The practical implication is that a third-party can forge a second valid signature for the same message by negating the s component of the original signature, without any knowledge of the private key. This is known as a "signature malleability" attack.

This type of forgery is not a problem in all systems, but it can be an issue in systems that rely on digital signature uniqueness to ensure transaction integrity. For example, in Bitcoin, transaction malleability is an issue because it allows for the modification of transaction identifiers (and potentially, transactions themselves) after they're signed but before they're confirmed in a block. By enforcing low s values, the Bitcoin network reduces the likelihood of this occurring, making the system more secure and predictable.

For this reason, it's common practice to normalize ECDSA signatures to a low-S form. This form is considered standard and preferable in some systems and is known as the "normalized" form of the signature.

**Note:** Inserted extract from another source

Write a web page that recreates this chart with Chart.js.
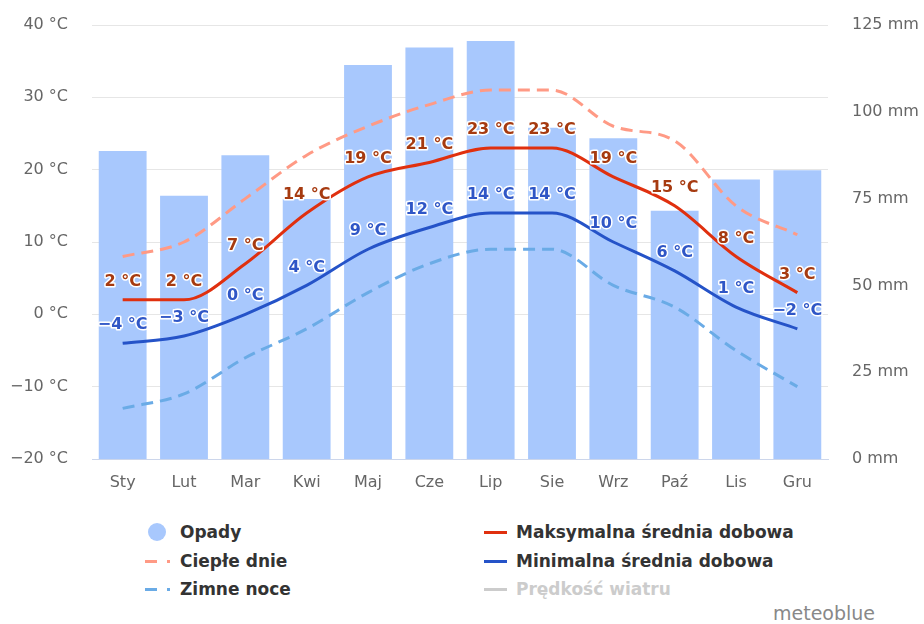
<!DOCTYPE html>
<html>
<head>
<meta charset="utf-8">
<script src="https://cdn.jsdelivr.net/npm/chart.js@4.4.1/dist/chart.umd.min.js"></script>
<style>
  body { margin: 0; background: #fff; font-family: "DejaVu Sans", sans-serif; }
  #wrap { position: relative; width: 924px; height: 624px; }
  #box { position: absolute; left: 0; top: 0; width: 924px; height: 500px; }
  .lg { position: absolute; font-weight: bold; font-size: 17px; color: #333; line-height: 20px; }
  .mk { position: absolute; }
  #brand { position: absolute; left: 773px; top: 602px; font-size: 19px; color: #888; line-height: 22px; }
</style>
</head>
<body>
<div id="wrap">
  <div id="box"><canvas id="climateChart"></canvas></div>
  <div id="legend"></div>
  <div id="brand">meteoblue</div>
</div>
<script>
// DATA
const months = ['Sty', 'Lut', 'Mar', 'Kwi', 'Maj', 'Cze', 'Lip', 'Sie', 'Wrz', 'Paź', 'Lis', 'Gru'];
const precipitation = [88.7, 75.8, 87.5, 74.9, 113.5, 118.5, 120.4, 95.4, 92.4, 71.5, 80.5, 83.2];
const maxDaily = [2, 2, 7, 14, 19, 21, 23, 23, 19, 15, 8, 3];
const minDaily = [-4, -3, 0, 4, 9, 12, 14, 14, 10, 6, 1, -2];
const warmDays = [8, 10, 16, 22, 26, 29, 31, 31, 26, 24, 15, 11];
const coldNights = [-13, -11, -6, -2, 3, 7, 9, 9, 4, 1, -5, -10];

const fmtTemp = v => (v < 0 ? '\u2212' + Math.abs(v) : v) + ' °C';

// point labels with white outline (max & min lines)
const pointLabels = {
    id: 'pointLabels',
    afterDatasetsDraw(chart) {
        const ctx = chart.ctx;
        ctx.save();
        ctx.font = 'bold 16px "DejaVu Sans"';
        ctx.textAlign = 'center';
        ctx.textBaseline = 'middle';
        ctx.lineJoin = 'round';
        chart.data.datasets.forEach((ds, i) => {
            if (!ds.labelColor) return;
            const meta = chart.getDatasetMeta(i);
            meta.data.forEach((pt, j) => {
                const txt = fmtTemp(ds.data[j]);
                ctx.lineWidth = 3;
                ctx.strokeStyle = '#fff';
                ctx.strokeText(txt, pt.x, pt.y - 18);
                ctx.fillStyle = ds.labelColor;
                ctx.fillText(txt, pt.x, pt.y - 18);
            });
        });
        ctx.restore();
    }
};

const ctx = document.getElementById('climateChart').getContext('2d');
const climateChart = new Chart(ctx, {
    type: 'bar',
    data: {
        labels: months,
        datasets: [{
            type: 'line', label: 'Maksymalna średnia dobowa', data: maxDaily, yAxisID: 'yTemp',
            borderColor: '#e0300f', borderWidth: 3, pointRadius: 0, cubicInterpolationMode: 'monotone',
            labelColor: '#a63a10', order: 1
        }, {
            type: 'line', label: 'Minimalna średnia dobowa', data: minDaily, yAxisID: 'yTemp',
            borderColor: '#2553c8', borderWidth: 3, pointRadius: 0, cubicInterpolationMode: 'monotone',
            labelColor: '#2f56c6', order: 2
        }, {
            type: 'line', label: 'Ciepłe dnie', data: warmDays, yAxisID: 'yTemp',
            borderColor: '#ff9a85', borderWidth: 3, borderDash: [12, 7], pointRadius: 0,
            cubicInterpolationMode: 'monotone', order: 3
        }, {
            type: 'line', label: 'Zimne noce', data: coldNights, yAxisID: 'yTemp',
            borderColor: '#6aabe6', borderWidth: 3, borderDash: [12, 7], pointRadius: 0,
            cubicInterpolationMode: 'monotone', order: 4
        }, {
            type: 'bar', label: 'Opady', data: precipitation, yAxisID: 'yRain',
            backgroundColor: '#a8c8fd', barPercentage: 0.78, categoryPercentage: 1, order: 10
        }]
    },
    options: {
        responsive: true,
        maintainAspectRatio: false,
        animation: false,
        layout: { autoPadding: false, padding: { top: 25, left: 0, right: 0, bottom: 0 } },
        plugins: { legend: { display: false }, tooltip: { enabled: false } },
        scales: {
            x: {
                grid: { display: false, drawTicks: false },
                border: { color: '#ccd6eb', width: 1 },
                ticks: { color: '#666', font: { family: 'DejaVu Sans', size: 16 }, padding: 14 },
                afterFit: s => { s.height = 41; }
            },
            yTemp: {
                type: 'linear', position: 'left', min: -20, max: 40,
                grid: { color: '#e6e6e6', drawTicks: false },
                border: { display: false },
                ticks: { stepSize: 10, color: '#666', font: { family: 'DejaVu Sans', size: 16 }, padding: 24, callback: v => fmtTemp(v) },
                afterFit: s => { s.width = 92; s.paddingTop = 0; s.paddingBottom = 0; }
            },
            yRain: {
                type: 'linear', position: 'right', min: 0, max: 125,
                grid: { display: false, drawTicks: false },
                border: { display: false },
                ticks: { stepSize: 25, color: '#666', font: { family: 'DejaVu Sans', size: 16 }, padding: 24, callback: v => v + ' mm' },
                afterFit: s => { s.width = 96; s.paddingTop = 0; s.paddingBottom = 0; }
            }
        }
    },
    plugins: [pointLabels]
});

// HTML LEGEND
const legendItems = [
    { text: 'Opady', x: 180, y: 522, mk: 'circle', color: '#a8c8fd' },
    { text: 'Ciepłe dnie', x: 180, y: 551, mk: 'dash', color: '#ff9a85' },
    { text: 'Zimne noce', x: 180, y: 579, mk: 'dash', color: '#6aabe6' },
    { text: 'Maksymalna średnia dobowa', x: 516, y: 522, mk: 'line', color: '#e0300f' },
    { text: 'Minimalna średnia dobowa', x: 516, y: 551, mk: 'line', color: '#2553c8' },
    { text: 'Prędkość wiatru', x: 516, y: 579, mk: 'line', color: '#cccccc', textColor: '#cccccc' }
];
let legendHtml = '';
for (const it of legendItems) {
    const cy = it.y + 10;
    if (it.mk === 'circle') {
        legendHtml += `<div class="mk" style="left:${it.x - 32}px;top:${cy - 9}px;width:18px;height:18px;border-radius:50%;background:${it.color}"></div>`;
    } else if (it.mk === 'dash') {
        legendHtml += `<div class="mk" style="left:${it.x - 35}px;top:${cy - 1.5}px;width:12px;height:3px;background:${it.color}"></div>`;
        legendHtml += `<div class="mk" style="left:${it.x - 13}px;top:${cy - 1.5}px;width:3px;height:3px;background:${it.color}"></div>`;
    } else {
        legendHtml += `<div class="mk" style="left:${it.x - 32}px;top:${cy - 1.5}px;width:23px;height:3px;background:${it.color}"></div>`;
    }
    legendHtml += `<div class="lg" style="left:${it.x}px;top:${it.y}px;color:${it.textColor || '#333'}">${it.text}</div>`;
}
document.getElementById('legend').innerHTML = legendHtml;
</script>
</body>
</html>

This method takes a signature, and if it's high-S, returns the normalized low-S form. If the signature is already low-S, it's returned unmodified. It's important to note that this method does not change the validity of the signature but makes it compliant with systems that enforce low-S signatures.

Example

const signature = new Uint8Array([...]); // Your ECDSA signature
const adjustedSignature = await Secp256k1.adjustSignatureToLowS({ signature });
// Now 'adjustedSignature' is in the low-S form.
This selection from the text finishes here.